Online checkout used to feel predictable: pay with a credit/debit card, use a bank transfer, or click a digital wallet button. Now there’s a fourth option that’s becoming surprisingly normal across many corners of the internet: paying with cryptocurrency.
What’s changed isn’t just “more people own crypto.” It’s that crypto payments increasingly behave like a practical payment rail, not a novelty. In many checkouts, the experience is now structured, guided, and familiar: you select a coin, you get an invoice, you confirm in your wallet, and your purchase completes.
The biggest reason crypto is different from classic online payments is also the simplest: it’s typically a direct blockchain transfer, not a permissioned authorization that’s later settled by a chain of intermediaries. That difference creates real benefits (especially for cross-border commerce and fraud-heavy categories), along with a set of real-world risks shoppers should understand before clicking “Pay.”
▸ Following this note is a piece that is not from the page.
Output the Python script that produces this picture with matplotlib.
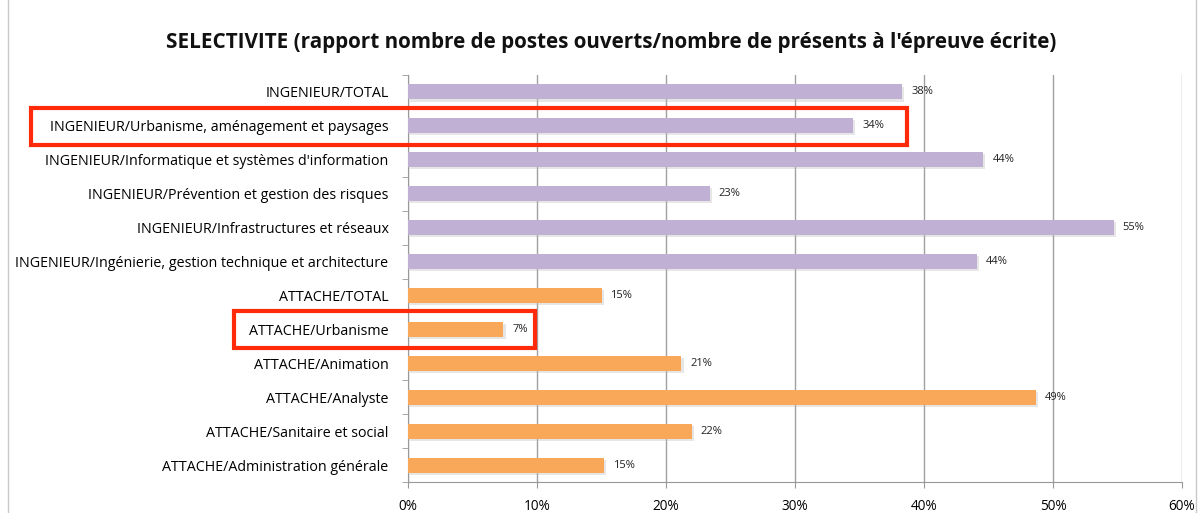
import matplotlib
matplotlib.use("Agg")
import matplotlib.pyplot as plt
from matplotlib.patches import Rectangle
import matplotlib.transforms as mtransforms

categories = [
    "INGENIEUR/TOTAL",
    "INGENIEUR/Urbanisme, aménagement et paysages",
    "INGENIEUR/Informatique et systèmes d'information",
    "INGENIEUR/Prévention et gestion des risques",
    "INGENIEUR/Infrastructures et réseaux",
    "INGENIEUR/Ingénierie, gestion technique et architecture",
    "ATTACHE/TOTAL",
    "ATTACHE/Urbanisme",
    "ATTACHE/Animation",
    "ATTACHE/Analyste",
    "ATTACHE/Sanitaire et social",
    "ATTACHE/Administration générale",
]
values = [38.3, 34.5, 44.6, 23.4, 54.7, 44.1, 15.0, 7.4, 21.2, 48.7, 22.0, 15.2]
value_labels = ["38%", "34%", "44%", "23%", "55%", "44%", "15%", "7%", "21%", "49%", "22%", "15%"]
groups = ["I"] * 6 + ["A"] * 6
xticks = [0, 10, 20, 30, 40, 50, 60]
xtick_labels = ["0%", "10%", "20%", "30%", "40%", "50%", "60%"]
title = "SELECTIVITE (rapport nombre de postes ouverts/nombre de présents à l'épreuve écrite)"

PURPLE = "#BFB0D4"
ORANGE = "#F9A85A"
FONT = ["Open Sans", "DejaVu Sans"]

fig = plt.figure(figsize=(12.04, 5.13), dpi=100)
ax = fig.add_axes([408 / 1204, 1 - 482 / 513, (1182 - 408) / 1204, (482 - 75) / 513])

n = len(categories)
ypos = list(range(n))
colors = [PURPLE if g == "I" else ORANGE for g in groups]

# subtle shadow
shadow = mtransforms.offset_copy(ax.transData, fig=fig, x=1.5, y=-1.5, units="points")
ax.barh(ypos, values, height=0.44, color="#b8b8b8", alpha=0.35, transform=shadow, zorder=2)
ax.barh(ypos, values, height=0.44, color=colors, zorder=3)

for y, v, lab in zip(ypos, values, value_labels):
    ax.text(v + 0.7, y, lab, va="center", ha="left", fontsize=8.0, family=FONT, color="#222222", zorder=4)

ax.set_ylim(n - 0.5, -0.5)
ax.set_xlim(0, 60)
ax.set_xticks(xticks)
ax.set_xticklabels(xtick_labels, family=FONT, fontsize=9.8)
ax.set_yticks(ypos)
ax.set_yticklabels(categories, family=FONT, fontsize=10.3)
ax.set_yticks([i - 0.5 for i in range(n + 1)], minor=True)
ax.tick_params(axis="y", which="major", length=0, pad=14)
ax.tick_params(axis="y", which="minor", length=4, color="#999999", direction="out")
ax.tick_params(axis="x", length=4, color="#999999", direction="out", pad=8)

ax.grid(axis="x", color="#a0a0a0", linewidth=1.0, zorder=1)
ax.set_axisbelow(True)
for s in ["top", "right"]:
    ax.spines[s].set_visible(False)
ax.spines["left"].set_color("#999999")
ax.spines["bottom"].set_color("#999999")

fig.text(611 / 1204, 1 - 43 / 513, title, ha="center", va="center", fontsize=14.9,
         fontweight="bold", family=FONT, color="#111111")

# outer frame
fig.patches.append(Rectangle((8 / 1204, -0.01), (1196 - 8) / 1204, 1.02, transform=fig.transFigure,
                             fill=False, edgecolor="#c8c8c8", linewidth=1.0))

# red highlight boxes
for (x0, y0, x1, y1) in [(31, 108, 907, 145), (234, 311, 535, 348)]:
    fig.patches.append(Rectangle((x0 / 1204, 1 - y1 / 513), (x1 - x0) / 1204, (y1 - y0) / 513,
                                 transform=fig.transFigure, fill=False, edgecolor="#FF2A0A",
                                 linewidth=3.0, zorder=10))

fig.savefig("out.png", dpi=100)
Why Crypto Checkout Feels Different Than Paying by Card
When you pay with a card online, you’re not “sending money” in the same direct sense. You’re requesting authorization through a network: your bank, the card network, the merchant’s processor, fraud systems, and settlement processes that can take time and can be reversed under certain conditions.
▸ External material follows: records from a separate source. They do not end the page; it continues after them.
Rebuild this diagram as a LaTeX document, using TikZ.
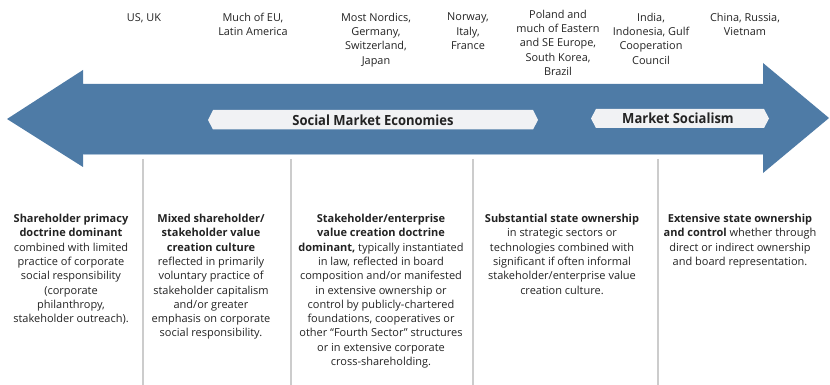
\documentclass[tikz,border=0pt]{standalone}
\usepackage{fontspec}
\setmainfont{Open Sans}
\newfontfamily\bannerfont[FakeStretch=0.93]{Open Sans}
\definecolor{arrowblue}{RGB}{78,123,166}
\definecolor{edgeblue}{RGB}{170,193,215}
\definecolor{bannergray}{RGB}{241,242,244}
\definecolor{textgray}{RGB}{35,35,35}
\definecolor{rulegray}{RGB}{204,204,204}
\tikzstyle{country}=[align=center,anchor=north,inner sep=0pt,text=textgray,font=\fontsize{10.9}{14.2}\selectfont]
\tikzstyle{model}=[align=center,anchor=north,inner sep=0pt,text=textgray,font=\fontsize{11}{14.3}\selectfont]
\tikzstyle{banner}=[fill=bannergray,draw=none]
\tikzstyle{bannertext}=[inner sep=0pt,text=textgray,font=\bannerfont\bfseries\fontsize{14}{16}\selectfont]
\tikzstyle{divider}=[draw=rulegray,line width=1.5pt]

\begin{document}
\begin{tikzpicture}[x=1pt,y=-1pt]
\useasboundingbox (0,0) rectangle (830,385);
\fill[arrowblue] (7,119) -- (83,70) -- (83,84) -- (763,84) -- (763,63) -- (829,118)
  -- (763,173) -- (763,155) -- (83,155) -- (83,167) -- cycle;
\draw[edgeblue,line width=1pt] (83,154.5) -- (763,154.5);
\fill[banner] (208,120) -- (213,110) -- (533,110) -- (538,120) -- (533,129.5) -- (213,129.5) -- cycle;
\fill[banner] (591,118.5) -- (596,109) -- (764,109) -- (769,118.5) -- (764,128) -- (596,128) -- cycle;
\node[bannertext] (sme) at (373,120) {Social Market Economies};
\node[bannertext] (ms) at (678,118.5) {Market Socialism};

\node[country] (usuk) at (144,13) {US, UK};
\node[country] (eu) at (253,13) {Much of EU,\\Latin America};
\node[country] (nordic) at (376,13) {Most Nordics,\\Germany,\\Switzerland,\\Japan};
\node[country] (norway) at (468,13) {Norway,\\Italy,\\France};
\node[country] (poland) at (558,10) {Poland and\\much of Eastern\\and SE Europe,\\South Korea,\\Brazil};
\node[country] (india) at (651,13) {India,\\Indonesia, Gulf\\Cooperation\\Council};
\node[country] (china) at (745,13) {China, Russia,\\Vietnam};

\draw[divider] (143,159) -- (143,385);
\draw[divider] (291,159) -- (291,385);
\draw[divider] (473,159) -- (473,385);
\draw[divider] (658,159) -- (658,385);

\node[model] (primacy) at (71,214) {\textbf{Shareholder primacy}\\\textbf{doctrine dominant}\\combined with limited\\practice of corporate\\social responsibility\\(corporate\\philanthropy,\\stakeholder outreach).};
\node[model] (mixed) at (211,214) {\textbf{Mixed shareholder/}\\\textbf{stakeholder value}\\\textbf{creation culture}\\reflected in primarily\\voluntary practice of\\stakeholder capitalism\\and/or greater\\emphasis on corporate\\social responsibility.};
\node[model] (enterprise) at (381,214) {\textbf{Stakeholder/enterprise}\\\textbf{value creation doctrine}\\\textbf{dominant,} typically instantiated\\in law, reflected in board\\composition and/or manifested\\in extensive ownership or\\control by publicly-chartered\\foundations, cooperatives or\\other “Fourth Sector” structures\\or in extensive corporate\\cross-shareholding.};
\node[model] (substantial) at (562,214) {\textbf{Substantial state ownership}\\in strategic sectors or\\technologies combined with\\significant if often informal\\stakeholder/enterprise value\\creation culture.};
\node[model] (extensive) at (740,214) {\textbf{Extensive state ownership}\\\textbf{and control} whether through\\direct or indirect ownership\\and board representation.};
\end{tikzpicture}
\end{document}
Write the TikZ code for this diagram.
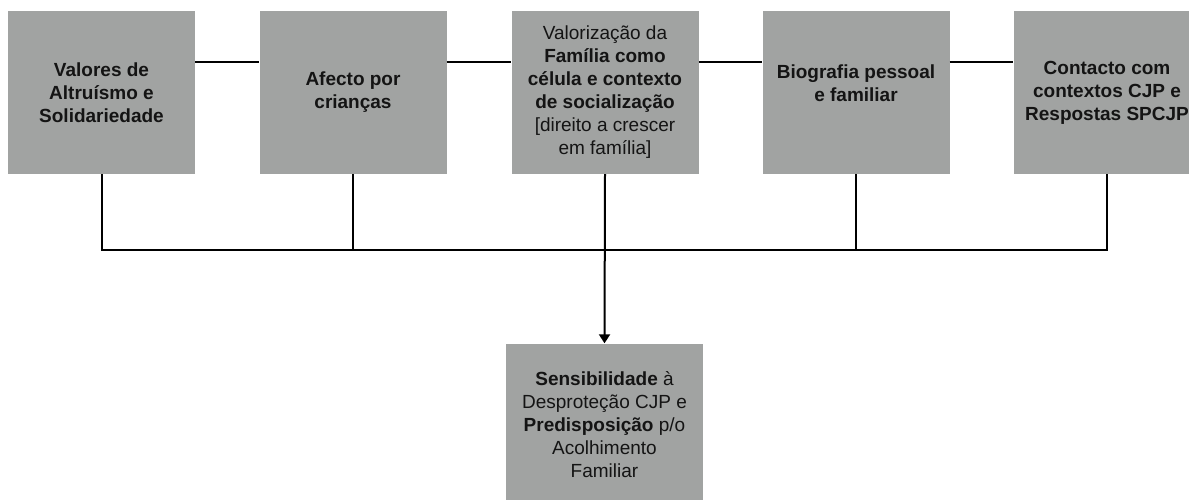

With a crypto payment, you generally broadcast a transaction from your wallet to a destination address controlled by the merchant (or the merchant’s crypto payments partner). Once the network confirms it, the payment is usually considered final. This makes crypto feel more like digital cash: the transfer is the payment.
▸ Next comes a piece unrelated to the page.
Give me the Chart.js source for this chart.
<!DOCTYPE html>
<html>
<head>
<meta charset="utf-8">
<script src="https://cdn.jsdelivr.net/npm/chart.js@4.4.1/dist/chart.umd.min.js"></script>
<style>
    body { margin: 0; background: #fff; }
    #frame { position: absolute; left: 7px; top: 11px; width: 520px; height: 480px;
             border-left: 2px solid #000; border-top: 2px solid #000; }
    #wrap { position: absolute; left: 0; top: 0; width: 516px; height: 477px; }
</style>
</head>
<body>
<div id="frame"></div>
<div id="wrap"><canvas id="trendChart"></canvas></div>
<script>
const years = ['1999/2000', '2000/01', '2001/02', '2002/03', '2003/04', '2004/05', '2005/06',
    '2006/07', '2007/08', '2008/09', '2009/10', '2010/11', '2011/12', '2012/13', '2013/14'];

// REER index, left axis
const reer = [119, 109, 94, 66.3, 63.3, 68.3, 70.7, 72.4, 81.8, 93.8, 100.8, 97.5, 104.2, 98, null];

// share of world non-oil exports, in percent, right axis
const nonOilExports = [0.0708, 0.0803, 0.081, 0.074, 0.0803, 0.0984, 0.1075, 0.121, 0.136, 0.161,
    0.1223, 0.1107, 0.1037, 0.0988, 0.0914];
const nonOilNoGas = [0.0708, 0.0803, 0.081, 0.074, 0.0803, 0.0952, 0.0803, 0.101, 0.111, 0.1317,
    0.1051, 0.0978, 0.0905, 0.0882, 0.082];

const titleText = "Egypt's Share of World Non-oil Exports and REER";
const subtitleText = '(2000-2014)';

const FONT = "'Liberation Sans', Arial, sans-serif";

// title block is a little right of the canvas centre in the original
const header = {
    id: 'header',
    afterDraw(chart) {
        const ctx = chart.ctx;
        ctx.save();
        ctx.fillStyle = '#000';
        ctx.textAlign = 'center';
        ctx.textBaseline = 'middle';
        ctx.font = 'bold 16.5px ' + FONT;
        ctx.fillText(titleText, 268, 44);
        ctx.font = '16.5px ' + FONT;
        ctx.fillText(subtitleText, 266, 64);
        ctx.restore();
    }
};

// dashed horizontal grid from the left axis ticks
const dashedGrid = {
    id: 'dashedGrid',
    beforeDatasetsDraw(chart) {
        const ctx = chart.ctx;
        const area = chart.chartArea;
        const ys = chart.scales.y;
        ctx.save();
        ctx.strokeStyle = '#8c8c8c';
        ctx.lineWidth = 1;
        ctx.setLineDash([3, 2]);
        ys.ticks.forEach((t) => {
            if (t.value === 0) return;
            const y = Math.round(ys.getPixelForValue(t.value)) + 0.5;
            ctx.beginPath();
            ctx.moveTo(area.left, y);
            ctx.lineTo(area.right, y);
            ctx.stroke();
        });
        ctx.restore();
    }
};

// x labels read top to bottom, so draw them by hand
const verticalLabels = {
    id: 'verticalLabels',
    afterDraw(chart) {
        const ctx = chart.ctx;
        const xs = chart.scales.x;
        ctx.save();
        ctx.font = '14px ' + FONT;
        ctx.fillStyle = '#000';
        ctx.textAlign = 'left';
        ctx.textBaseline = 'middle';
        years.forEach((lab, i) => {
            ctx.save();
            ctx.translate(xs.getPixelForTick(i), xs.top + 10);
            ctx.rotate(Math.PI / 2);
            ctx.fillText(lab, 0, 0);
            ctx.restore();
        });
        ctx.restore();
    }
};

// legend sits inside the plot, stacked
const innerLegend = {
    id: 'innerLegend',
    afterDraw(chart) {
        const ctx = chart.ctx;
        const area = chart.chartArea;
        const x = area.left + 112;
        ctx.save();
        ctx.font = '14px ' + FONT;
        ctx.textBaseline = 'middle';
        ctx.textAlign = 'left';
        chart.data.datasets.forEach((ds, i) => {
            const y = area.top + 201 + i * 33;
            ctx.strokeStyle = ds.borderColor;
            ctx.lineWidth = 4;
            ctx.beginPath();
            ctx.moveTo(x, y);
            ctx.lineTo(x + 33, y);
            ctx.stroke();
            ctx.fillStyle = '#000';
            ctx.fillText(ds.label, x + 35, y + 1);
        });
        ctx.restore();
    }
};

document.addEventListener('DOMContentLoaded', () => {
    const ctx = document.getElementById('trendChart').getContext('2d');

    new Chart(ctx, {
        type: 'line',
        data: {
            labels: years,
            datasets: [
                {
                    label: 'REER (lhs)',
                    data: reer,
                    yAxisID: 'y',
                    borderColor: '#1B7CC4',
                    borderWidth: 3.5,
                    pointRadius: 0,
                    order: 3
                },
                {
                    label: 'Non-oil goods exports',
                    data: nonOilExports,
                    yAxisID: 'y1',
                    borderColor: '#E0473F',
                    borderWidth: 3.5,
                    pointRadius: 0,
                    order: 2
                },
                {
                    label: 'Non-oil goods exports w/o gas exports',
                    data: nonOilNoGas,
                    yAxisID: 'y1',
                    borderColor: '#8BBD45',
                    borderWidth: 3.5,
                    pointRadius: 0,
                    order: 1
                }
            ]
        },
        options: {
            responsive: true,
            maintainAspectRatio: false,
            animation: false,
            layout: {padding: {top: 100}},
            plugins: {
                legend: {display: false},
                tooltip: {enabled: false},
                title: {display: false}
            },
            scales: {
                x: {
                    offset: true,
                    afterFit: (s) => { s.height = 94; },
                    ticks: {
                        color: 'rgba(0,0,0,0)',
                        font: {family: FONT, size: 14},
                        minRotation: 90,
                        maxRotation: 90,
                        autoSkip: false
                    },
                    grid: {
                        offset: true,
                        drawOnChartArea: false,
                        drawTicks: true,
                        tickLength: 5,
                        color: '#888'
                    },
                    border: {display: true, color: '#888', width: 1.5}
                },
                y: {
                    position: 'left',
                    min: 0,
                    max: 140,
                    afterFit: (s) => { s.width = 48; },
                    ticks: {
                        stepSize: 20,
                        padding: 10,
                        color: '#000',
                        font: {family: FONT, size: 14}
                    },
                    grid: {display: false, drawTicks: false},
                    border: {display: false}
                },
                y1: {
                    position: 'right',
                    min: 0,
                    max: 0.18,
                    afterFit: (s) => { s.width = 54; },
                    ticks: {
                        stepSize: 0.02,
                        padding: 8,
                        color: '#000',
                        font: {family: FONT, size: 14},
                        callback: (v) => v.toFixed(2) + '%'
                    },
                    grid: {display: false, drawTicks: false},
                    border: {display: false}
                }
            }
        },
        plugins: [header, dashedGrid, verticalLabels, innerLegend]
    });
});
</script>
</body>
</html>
That “finality” is a major reason crypto is increasingly popular in scenarios where merchants want lower chargeback exposure and shoppers want smoother cross-border payments. It’s also why crypto checkout asks more of the shopper: you must confirm the amount, the network, and the address accurately.
The Three Most Common Forms of Crypto Payments at Checkout
“Pay with crypto” is not one single flow. In practice, it appears in three common forms, each with a different balance of control, convenience, and risk.
1) Direct wallet payments (address or QR code)
This is the most direct version: the merchant shows an address (often with a QR code) and a requested amount. You send from your wallet to that address.
- What you experience: Maximum control and transparency; you approve the transfer in your wallet.
- Why it’s appealing: Fewer intermediaries, reduced personal data sharing, and sometimes fast settlement.
- What to watch: Mistakes are hard to undo. Wrong network, wrong address, or wrong amount can be difficult or impossible to recover.
2) Merchant crypto payment processors (crypto in, often fiat out)
Many merchants prefer not to manage blockchain monitoring, confirmations, or price exposure. Instead, they use a crypto payment processor that generates an invoice, handles confirmation logic, and frequently offers settlement in the merchant’s preferred fiat currency.
- What you experience: A guided checkout with an invoice, a timer window, and clear steps.
- Why it’s appealing: The process can be simpler and more standardized than pure “send to this address.”
- Why merchants like it: Reduced volatility risk if settlement happens in fiat, plus less operational complexity.
3) Crypto-linked cards (conversion at purchase)
Crypto-linked cards let you spend crypto anywhere card payments are accepted, but the transaction is usually processed like a card purchase. Your crypto balance is converted at the time of purchase, and the merchant receives a normal card payment.
- What you experience: Familiar card checkout everywhere cards work.
- Why it’s appealing: Convenience and broad acceptance, with no need to manage addresses and networks at the moment of purchase.
- Trade-off: You’re relying on a provider to custody funds and handle conversions and compliance.
At-a-Glance Comparison: Which Crypto Payment Type Fits Your Purchase?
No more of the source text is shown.